DéfinitionTypes of Payment Systems and Instruments

1. Cash – is the preferred method for small payments because it involves no credit and therefore no promises. With cash, you can usually purchase goods and services easily as it widely accepted. Carrying too much cash is risky as it can lead to theft and other problems. However, people still carry cash for its convenience and flexibility. From the payee's point of view, transactions are completed immediately and this cash can be re-used for other transactions.

2. Cheques – a cheque is an order to transfer funds from the payer's bank to the account of the payee. Cheques are generally valid for six months after the date of issue. The use of cheques has traditionally dominated Fijian non cash payments. Despite the development of other payment instruments, cheques remain an important form of payment. A cheque is effectively a future promise to pay the amount stated on it and needs to be presented to a bank in order to obtain the payment. Cheque clearance usually takes 3 - 4 working days.
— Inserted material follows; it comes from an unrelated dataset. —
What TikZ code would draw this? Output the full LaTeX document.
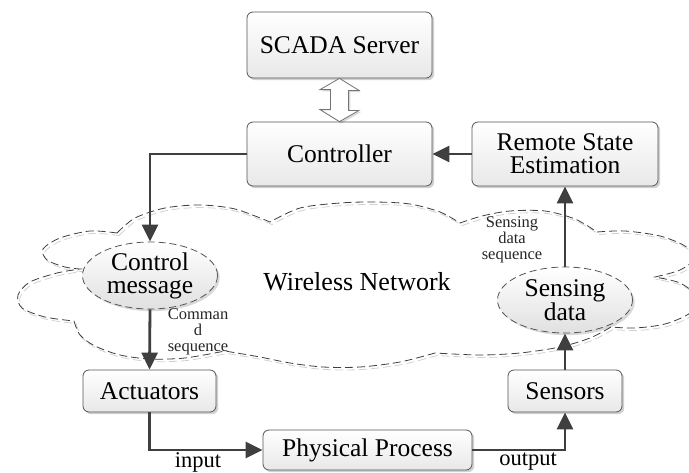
\documentclass[tikz,border=0pt]{standalone}
\usepackage{fontspec}
\setmainfont{Liberation Serif}
\usetikzlibrary{shapes.geometric,arrows.meta,shadows,calc}
\definecolor{dk}{HTML}{3F3F3F}
\definecolor{bd}{HTML}{555555}
\begin{document}
\begin{tikzpicture}[x=1pt,y=-1pt,
  box/.style={rectangle, draw=bd, line width=0.8pt, rounded corners=6pt,
     top color=white, bottom color=black!9, inner sep=0pt, align=center,
     drop shadow={shadow xshift=2.2pt, shadow yshift=-2.2pt, fill=black, opacity=0.18},
     font=\fontsize{25.5}{23}\selectfont},
  ell/.style={ellipse, draw=bd, line width=0.8pt, dash pattern=on 7pt off 4pt,
     top color=white, bottom color=black!12, inner sep=0pt, align=center,
     drop shadow={shadow xshift=2.2pt, shadow yshift=-2.2pt, fill=black, opacity=0.15},
     font=\fontsize{25.5}{23}\selectfont},
  arr/.style={draw=dk, line width=2.8pt, -{Triangle[length=17pt,width=16pt]}},
  small/.style={font=\fontsize{16.5}{16}\selectfont, align=center, inner sep=0pt, text=black!85},
  lbl/.style={font=\fontsize{22.5}{22.5}\selectfont, inner sep=0pt},
  cloudline/.style={draw=dk, line width=0.8pt, dash pattern=on 8pt off 4pt},
  cloudshadow/.style={draw=black!18, line width=0.8pt, dash pattern=on 8pt off 4pt},
  dbl/.style={draw=black!55, line width=0.8pt, fill=white},
]
\useasboundingbox (0,0) rectangle (689,472);
\def\mycloud{
  plot[smooth] coordinates {(117,233) (135,218) (165,208) (200,205) (235,209) (270,222)}
  -- plot[smooth] coordinates {(270,222) (300,208) (340,203) (375,202) (410,204) (440,212) (460,223)}
  -- plot[smooth] coordinates {(460,223) (482,216) (510,211) (545,211) (575,219) (597,232)}
  -- plot[smooth] coordinates {(597,232) (625,231) (660,236) (685,246) (695,258) (680,270) (655,277)}
  -- plot[smooth] coordinates {(655,277) (680,283) (697,297) (690,313) (665,324) (635,328) (611,327)}
  -- plot[smooth] coordinates {(611,327) (590,338) (560,347) (520,353) (480,355) (435,353)}
  -- plot[smooth] coordinates {(435,353) (400,362) (360,367) (323,367) (290,363) (260,357) (225,351)}
  -- plot[smooth] coordinates {(225,351) (185,358) (150,359) (120,355) (95,346) (80,335) (74,321)}
  -- plot[smooth] coordinates {(74,321) (45,317) (22,308) (18,295) (30,282) (57,273) (80,269)}
  -- plot[smooth] coordinates {(80,269) (65,267) (47,260) (43,249) (60,238) (90,231) (117,233)}
}
% cloud
\draw[cloudshadow, xshift=2pt, yshift=-2.5pt] \mycloud;
\draw[cloudline] \mycloud;
\node[font=\fontsize{26}{26}\selectfont] (wn) at (357,282) {Wireless Network};

% nodes
\node[box, minimum width=185pt, minimum height=66pt] (scada) at (339.5,45) {SCADA Server};
\node[box, minimum width=185pt, minimum height=64pt] (ctrl) at (339.5,154) {Controller};
\node[box, minimum width=186pt, minimum height=64pt] (rse) at (565,154) {Remote State\\Estimation};
\node[ell, minimum width=135pt, minimum height=67pt] (cm) at (150,275.5) {Control\\message};
\node[ell, minimum width=135pt, minimum height=66pt] (sd) at (565,300) {Sensing\\data};
\node[box, minimum width=133pt, minimum height=42pt] (act) at (149.5,391) {Actuators};
\node[box, minimum width=114pt, minimum height=42pt] (sens) at (565,391) {Sensors};
\node[box, minimum width=209pt, minimum height=40pt] (pp) at (367.5,450) {Physical Process};

% double arrow
\draw[dbl, drop shadow={shadow xshift=1.8pt, shadow yshift=-1.8pt, fill=black, opacity=0.15}]
  (scada.south) -- ++(19.5,12) -- ++(-10.5,0) -- ++(0,20) -- ++(10.5,0) -- (ctrl.north)
  -- ++(-19.5,-12) -- ++(10.5,0) -- ++(0,-20) -- ++(-10.5,0) -- cycle;

% connectors
\draw[arr] (rse.west) -- (ctrl.west -| ctrl.east);
\draw[arr] (ctrl.west) -| (cm.north);
\draw[arr] (cm.south) -- (act.north);
\draw[arr] (act.south) |- (pp.west);
\draw[arr] (pp.east) -| (sens.south);
\draw[arr] (sens.north) -- (sd.south);
\draw[arr] (sd.north) -- (rse.south);

% labels
\node[small] (cmdseq) at (198,332) {Comman\\d\\sequence};
\node[small] (sdseq) at (512,239.5) {Sensing\\data\\sequence};
\node[lbl] (inl) at (198,462) {input};
\node[lbl] (outl) at (528,461.5) {output};
\end{tikzpicture}
\end{document}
3. Debit Card (DC[1])– is a payment card where the transaction amount is deducted directly from the card holder's bank account upon authorization.

4. Credit Card (CC[2])–enables its holder to buy goods and services with a credit line given by credit card issuer. Funds are settled at a later date. Card holders are billed on a monthly basis and bear financial charges (interest) on outstanding amounts if payments are not made by the due date. Credit cards are issued through commercial banks and/or other issuers.

5. Direct Debit – money is transferred automatically from a payer's to payee's bank accounts. The payer must instruct their bank to make direct debit payments and the payee provides amounts and dates of the payments. This facility can be used for paying different amounts and is useful for paying regular bills.

6. Internet Banking – a fast and convenient way of performing banking transactions such as transferring funds from your savings to current account or to a third party account.

7. Mobile Banking - a service provided through the combined effort of a bank and a mobile service provider, to perform common banking transactions. An active bank account is needed and a mobile phone equipped with features required by the bank.